Repeat each line of the material below exactly as it appears, minus any pictures.

**MATERIAL**:
____
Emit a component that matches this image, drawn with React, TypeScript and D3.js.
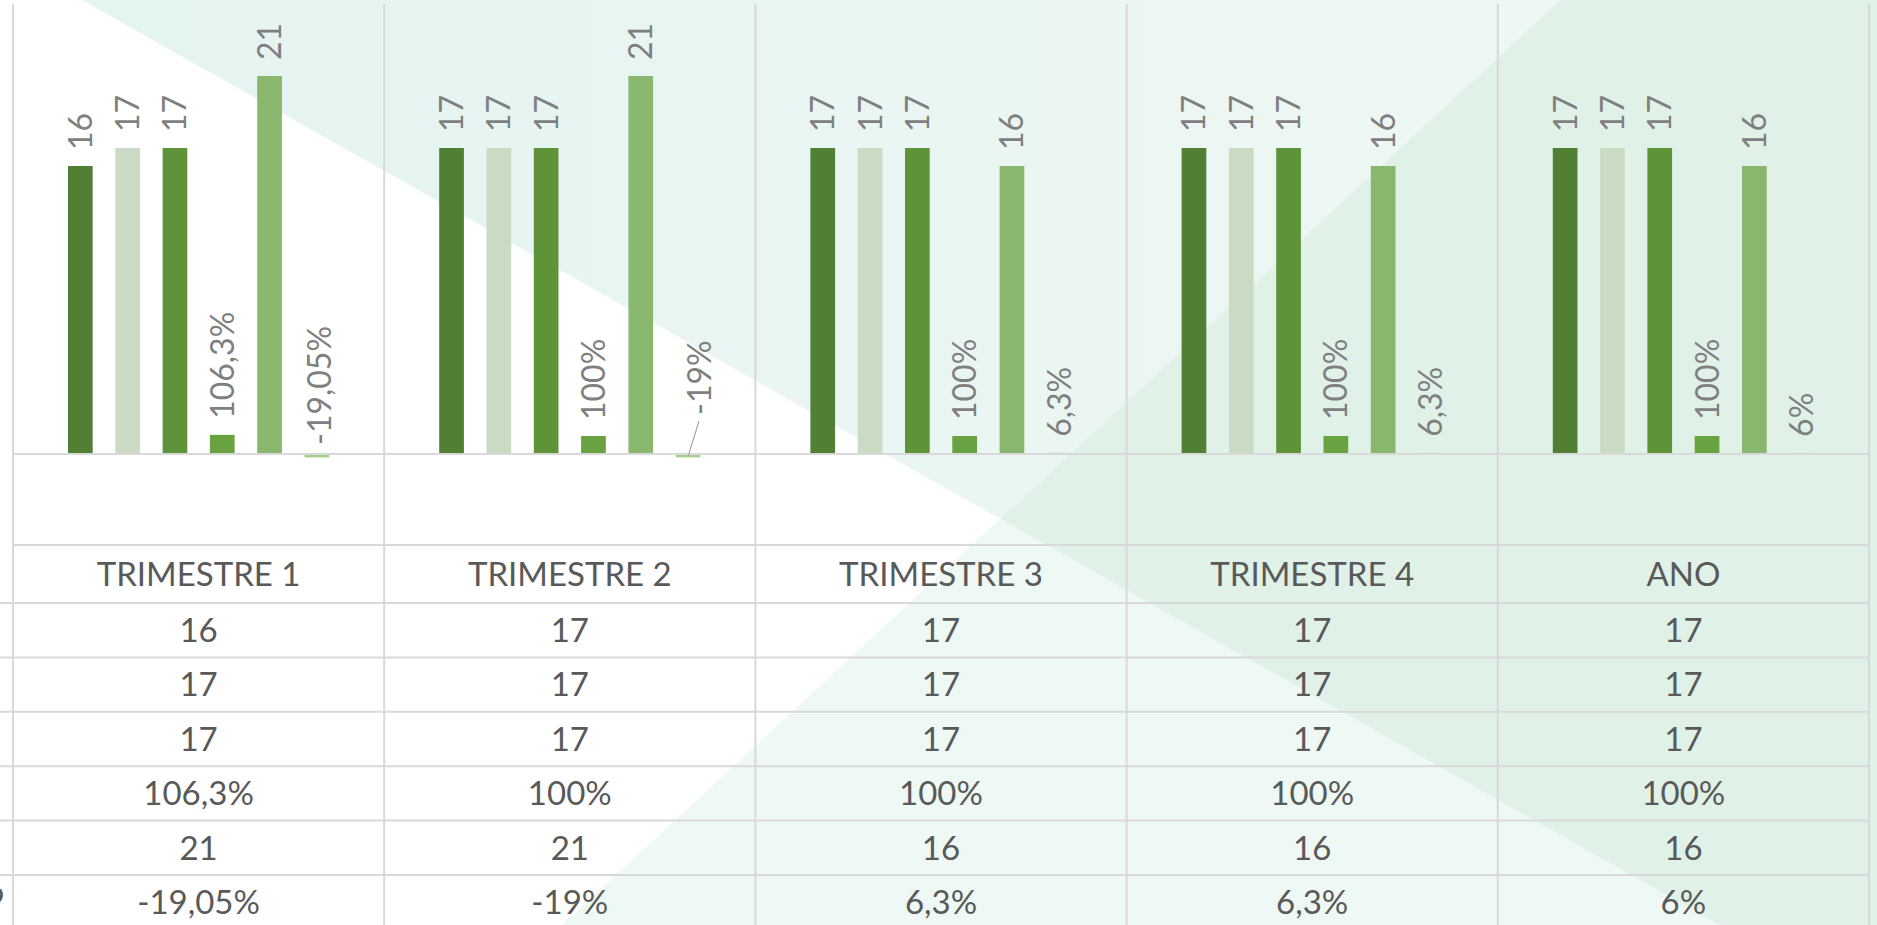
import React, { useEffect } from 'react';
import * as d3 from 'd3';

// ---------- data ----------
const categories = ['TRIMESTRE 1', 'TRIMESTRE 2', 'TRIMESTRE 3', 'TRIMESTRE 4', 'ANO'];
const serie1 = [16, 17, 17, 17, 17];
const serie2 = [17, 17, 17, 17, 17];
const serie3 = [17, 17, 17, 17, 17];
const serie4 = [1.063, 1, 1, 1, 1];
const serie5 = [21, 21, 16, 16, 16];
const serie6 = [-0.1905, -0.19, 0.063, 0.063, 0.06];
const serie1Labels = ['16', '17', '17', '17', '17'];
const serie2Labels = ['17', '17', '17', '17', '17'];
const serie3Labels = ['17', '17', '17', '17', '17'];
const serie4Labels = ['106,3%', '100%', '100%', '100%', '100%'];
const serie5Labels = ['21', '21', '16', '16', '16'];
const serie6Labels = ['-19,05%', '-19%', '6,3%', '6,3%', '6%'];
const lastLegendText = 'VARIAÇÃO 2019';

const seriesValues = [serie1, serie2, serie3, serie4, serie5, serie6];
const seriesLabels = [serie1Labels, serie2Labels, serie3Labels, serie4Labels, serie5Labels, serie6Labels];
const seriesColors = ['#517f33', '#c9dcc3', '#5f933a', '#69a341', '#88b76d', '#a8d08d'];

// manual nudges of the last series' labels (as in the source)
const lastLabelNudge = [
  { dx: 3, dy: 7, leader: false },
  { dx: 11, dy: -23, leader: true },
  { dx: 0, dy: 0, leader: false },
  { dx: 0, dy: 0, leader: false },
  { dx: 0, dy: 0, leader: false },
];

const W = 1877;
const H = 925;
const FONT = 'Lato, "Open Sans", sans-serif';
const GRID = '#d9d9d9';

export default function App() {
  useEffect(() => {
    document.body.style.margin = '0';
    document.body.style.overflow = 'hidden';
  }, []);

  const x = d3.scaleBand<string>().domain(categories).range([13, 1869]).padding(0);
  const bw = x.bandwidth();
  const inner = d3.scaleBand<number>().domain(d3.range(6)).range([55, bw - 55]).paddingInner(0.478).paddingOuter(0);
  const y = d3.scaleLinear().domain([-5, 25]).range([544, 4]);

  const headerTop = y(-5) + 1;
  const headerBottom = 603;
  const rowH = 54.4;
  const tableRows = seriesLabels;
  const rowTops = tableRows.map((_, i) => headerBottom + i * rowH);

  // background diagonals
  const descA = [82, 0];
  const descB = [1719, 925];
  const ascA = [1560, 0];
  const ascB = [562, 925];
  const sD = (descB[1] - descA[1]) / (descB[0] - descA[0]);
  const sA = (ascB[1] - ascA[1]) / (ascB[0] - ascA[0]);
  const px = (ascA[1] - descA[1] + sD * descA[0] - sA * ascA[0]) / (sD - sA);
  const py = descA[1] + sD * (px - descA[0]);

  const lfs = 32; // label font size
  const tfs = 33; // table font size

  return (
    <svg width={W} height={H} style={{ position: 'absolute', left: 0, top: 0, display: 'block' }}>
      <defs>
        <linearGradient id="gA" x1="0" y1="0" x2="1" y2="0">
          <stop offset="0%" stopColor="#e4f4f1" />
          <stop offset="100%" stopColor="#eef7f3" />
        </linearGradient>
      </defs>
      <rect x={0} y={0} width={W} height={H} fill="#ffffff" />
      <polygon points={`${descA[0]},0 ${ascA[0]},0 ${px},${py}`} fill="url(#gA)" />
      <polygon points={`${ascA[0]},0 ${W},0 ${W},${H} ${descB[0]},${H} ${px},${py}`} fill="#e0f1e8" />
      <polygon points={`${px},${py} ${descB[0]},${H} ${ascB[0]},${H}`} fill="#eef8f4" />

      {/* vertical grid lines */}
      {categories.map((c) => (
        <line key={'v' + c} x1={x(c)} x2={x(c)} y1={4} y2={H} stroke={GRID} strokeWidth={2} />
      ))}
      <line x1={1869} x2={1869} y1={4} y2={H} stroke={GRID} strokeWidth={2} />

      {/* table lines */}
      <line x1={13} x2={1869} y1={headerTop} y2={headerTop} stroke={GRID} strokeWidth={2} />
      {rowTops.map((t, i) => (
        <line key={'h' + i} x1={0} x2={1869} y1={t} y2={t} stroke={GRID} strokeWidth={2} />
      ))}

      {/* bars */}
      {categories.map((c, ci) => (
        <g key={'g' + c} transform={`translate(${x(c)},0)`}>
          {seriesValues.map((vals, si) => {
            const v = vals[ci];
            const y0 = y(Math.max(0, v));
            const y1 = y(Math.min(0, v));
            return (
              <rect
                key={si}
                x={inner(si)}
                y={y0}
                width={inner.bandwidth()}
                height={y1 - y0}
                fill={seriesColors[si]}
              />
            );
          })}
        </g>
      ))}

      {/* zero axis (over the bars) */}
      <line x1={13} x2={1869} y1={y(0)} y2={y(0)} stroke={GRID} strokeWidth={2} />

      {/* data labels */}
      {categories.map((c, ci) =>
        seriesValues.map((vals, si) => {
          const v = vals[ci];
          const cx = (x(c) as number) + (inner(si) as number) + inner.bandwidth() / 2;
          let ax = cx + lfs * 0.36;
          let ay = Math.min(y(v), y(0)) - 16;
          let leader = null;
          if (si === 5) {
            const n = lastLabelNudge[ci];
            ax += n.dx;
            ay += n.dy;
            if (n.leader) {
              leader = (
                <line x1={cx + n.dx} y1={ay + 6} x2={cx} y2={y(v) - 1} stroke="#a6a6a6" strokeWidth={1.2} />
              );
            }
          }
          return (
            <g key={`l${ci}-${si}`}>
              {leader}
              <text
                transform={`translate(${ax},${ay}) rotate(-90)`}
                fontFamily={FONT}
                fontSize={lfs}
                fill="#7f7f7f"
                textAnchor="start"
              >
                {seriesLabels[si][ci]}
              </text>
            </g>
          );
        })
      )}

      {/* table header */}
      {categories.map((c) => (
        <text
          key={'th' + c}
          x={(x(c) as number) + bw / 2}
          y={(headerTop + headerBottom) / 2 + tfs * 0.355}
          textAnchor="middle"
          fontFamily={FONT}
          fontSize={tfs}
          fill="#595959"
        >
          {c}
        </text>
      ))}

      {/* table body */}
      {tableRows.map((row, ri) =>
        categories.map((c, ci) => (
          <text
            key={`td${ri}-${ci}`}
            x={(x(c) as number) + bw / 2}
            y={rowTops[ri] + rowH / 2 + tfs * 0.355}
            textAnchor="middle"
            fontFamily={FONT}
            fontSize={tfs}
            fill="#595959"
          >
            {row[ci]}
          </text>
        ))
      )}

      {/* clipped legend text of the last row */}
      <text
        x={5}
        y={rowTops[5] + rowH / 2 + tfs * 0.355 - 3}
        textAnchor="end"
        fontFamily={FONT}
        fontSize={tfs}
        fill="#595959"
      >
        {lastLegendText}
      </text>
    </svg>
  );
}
____
**CORRECT RESPONSE**:
Emit a component that matches this image, drawn with React, TypeScript and D3.js.
import React, { useEffect } from 'react';
import * as d3 from 'd3';

// ---------- data ----------
const categories = ['TRIMESTRE 1', 'TRIMESTRE 2', 'TRIMESTRE 3', 'TRIMESTRE 4', 'ANO'];
const serie1 = [16, 17, 17, 17, 17];
const serie2 = [17, 17, 17, 17, 17];
const serie3 = [17, 17, 17, 17, 17];
const serie4 = [1.063, 1, 1, 1, 1];
const serie5 = [21, 21, 16, 16, 16];
const serie6 = [-0.1905, -0.19, 0.063, 0.063, 0.06];
const serie1Labels = ['16', '17', '17', '17', '17'];
const serie2Labels = ['17', '17', '17', '17', '17'];
const serie3Labels = ['17', '17', '17', '17', '17'];
const serie4Labels = ['106,3%', '100%', '100%', '100%', '100%'];
const serie5Labels = ['21', '21', '16', '16', '16'];
const serie6Labels = ['-19,05%', '-19%', '6,3%', '6,3%', '6%'];
const lastLegendText = 'VARIAÇÃO 2019';

const seriesValues = [serie1, serie2, serie3, serie4, serie5, serie6];
const seriesLabels = [serie1Labels, serie2Labels, serie3Labels, serie4Labels, serie5Labels, serie6Labels];
const seriesColors = ['#517f33', '#c9dcc3', '#5f933a', '#69a341', '#88b76d', '#a8d08d'];

// manual nudges of the last series' labels (as in the source)
const lastLabelNudge = [
  { dx: 3, dy: 7, leader: false },
  { dx: 11, dy: -23, leader: true },
  { dx: 0, dy: 0, leader: false },
  { dx: 0, dy: 0, leader: false },
  { dx: 0, dy: 0, leader: false },
];

const W = 1877;
const H = 925;
const FONT = 'Lato, "Open Sans", sans-serif';
const GRID = '#d9d9d9';

export default function App() {
  useEffect(() => {
    document.body.style.margin = '0';
    document.body.style.overflow = 'hidden';
  }, []);

  const x = d3.scaleBand<string>().domain(categories).range([13, 1869]).padding(0);
  const bw = x.bandwidth();
  const inner = d3.scaleBand<number>().domain(d3.range(6)).range([55, bw - 55]).paddingInner(0.478).paddingOuter(0);
  const y = d3.scaleLinear().domain([-5, 25]).range([544, 4]);

  const headerTop = y(-5) + 1;
  const headerBottom = 603;
  const rowH = 54.4;
  const tableRows = seriesLabels;
  const rowTops = tableRows.map((_, i) => headerBottom + i * rowH);

  // background diagonals
  const descA = [82, 0];
  const descB = [1719, 925];
  const ascA = [1560, 0];
  const ascB = [562, 925];
  const sD = (descB[1] - descA[1]) / (descB[0] - descA[0]);
  const sA = (ascB[1] - ascA[1]) / (ascB[0] - ascA[0]);
  const px = (ascA[1] - descA[1] + sD * descA[0] - sA * ascA[0]) / (sD - sA);
  const py = descA[1] + sD * (px - descA[0]);

  const lfs = 32; // label font size
  const tfs = 33; // table font size

  return (
    <svg width={W} height={H} style={{ position: 'absolute', left: 0, top: 0, display: 'block' }}>
      <defs>
        <linearGradient id="gA" x1="0" y1="0" x2="1" y2="0">
          <stop offset="0%" stopColor="#e4f4f1" />
          <stop offset="100%" stopColor="#eef7f3" />
        </linearGradient>
      </defs>
      <rect x={0} y={0} width={W} height={H} fill="#ffffff" />
      <polygon points={`${descA[0]},0 ${ascA[0]},0 ${px},${py}`} fill="url(#gA)" />
      <polygon points={`${ascA[0]},0 ${W},0 ${W},${H} ${descB[0]},${H} ${px},${py}`} fill="#e0f1e8" />
      <polygon points={`${px},${py} ${descB[0]},${H} ${ascB[0]},${H}`} fill="#eef8f4" />

      {/* vertical grid lines */}
      {categories.map((c) => (
        <line key={'v' + c} x1={x(c)} x2={x(c)} y1={4} y2={H} stroke={GRID} strokeWidth={2} />
      ))}
      <line x1={1869} x2={1869} y1={4} y2={H} stroke={GRID} strokeWidth={2} />

      {/* table lines */}
      <line x1={13} x2={1869} y1={headerTop} y2={headerTop} stroke={GRID} strokeWidth={2} />
      {rowTops.map((t, i) => (
        <line key={'h' + i} x1={0} x2={1869} y1={t} y2={t} stroke={GRID} strokeWidth={2} />
      ))}

      {/* bars */}
      {categories.map((c, ci) => (
        <g key={'g' + c} transform={`translate(${x(c)},0)`}>
          {seriesValues.map((vals, si) => {
            const v = vals[ci];
            const y0 = y(Math.max(0, v));
            const y1 = y(Math.min(0, v));
            return (
              <rect
                key={si}
                x={inner(si)}
                y={y0}
                width={inner.bandwidth()}
                height={y1 - y0}
                fill={seriesColors[si]}
              />
            );
          })}
        </g>
      ))}

      {/* zero axis (over the bars) */}
      <line x1={13} x2={1869} y1={y(0)} y2={y(0)} stroke={GRID} strokeWidth={2} />

      {/* data labels */}
      {categories.map((c, ci) =>
        seriesValues.map((vals, si) => {
          const v = vals[ci];
          const cx = (x(c) as number) + (inner(si) as number) + inner.bandwidth() / 2;
          let ax = cx + lfs * 0.36;
          let ay = Math.min(y(v), y(0)) - 16;
          let leader = null;
          if (si === 5) {
            const n = lastLabelNudge[ci];
            ax += n.dx;
            ay += n.dy;
            if (n.leader) {
              leader = (
                <line x1={cx + n.dx} y1={ay + 6} x2={cx} y2={y(v) - 1} stroke="#a6a6a6" strokeWidth={1.2} />
              );
            }
          }
          return (
            <g key={`l${ci}-${si}`}>
              {leader}
              <text
                transform={`translate(${ax},${ay}) rotate(-90)`}
                fontFamily={FONT}
                fontSize={lfs}
                fill="#7f7f7f"
                textAnchor="start"
              >
                {seriesLabels[si][ci]}
              </text>
            </g>
          );
        })
      )}

      {/* table header */}
      {categories.map((c) => (
        <text
          key={'th' + c}
          x={(x(c) as number) + bw / 2}
          y={(headerTop + headerBottom) / 2 + tfs * 0.355}
          textAnchor="middle"
          fontFamily={FONT}
          fontSize={tfs}
          fill="#595959"
        >
          {c}
        </text>
      ))}

      {/* table body */}
      {tableRows.map((row, ri) =>
        categories.map((c, ci) => (
          <text
            key={`td${ri}-${ci}`}
            x={(x(c) as number) + bw / 2}
            y={rowTops[ri] + rowH / 2 + tfs * 0.355}
            textAnchor="middle"
            fontFamily={FONT}
            fontSize={tfs}
            fill="#595959"
          >
            {row[ci]}
          </text>
        ))
      )}

      {/* clipped legend text of the last row */}
      <text
        x={5}
        y={rowTops[5] + rowH / 2 + tfs * 0.355 - 3}
        textAnchor="end"
        fontFamily={FONT}
        fontSize={tfs}
        fill="#595959"
      >
        {lastLegendText}
      </text>
    </svg>
  );
}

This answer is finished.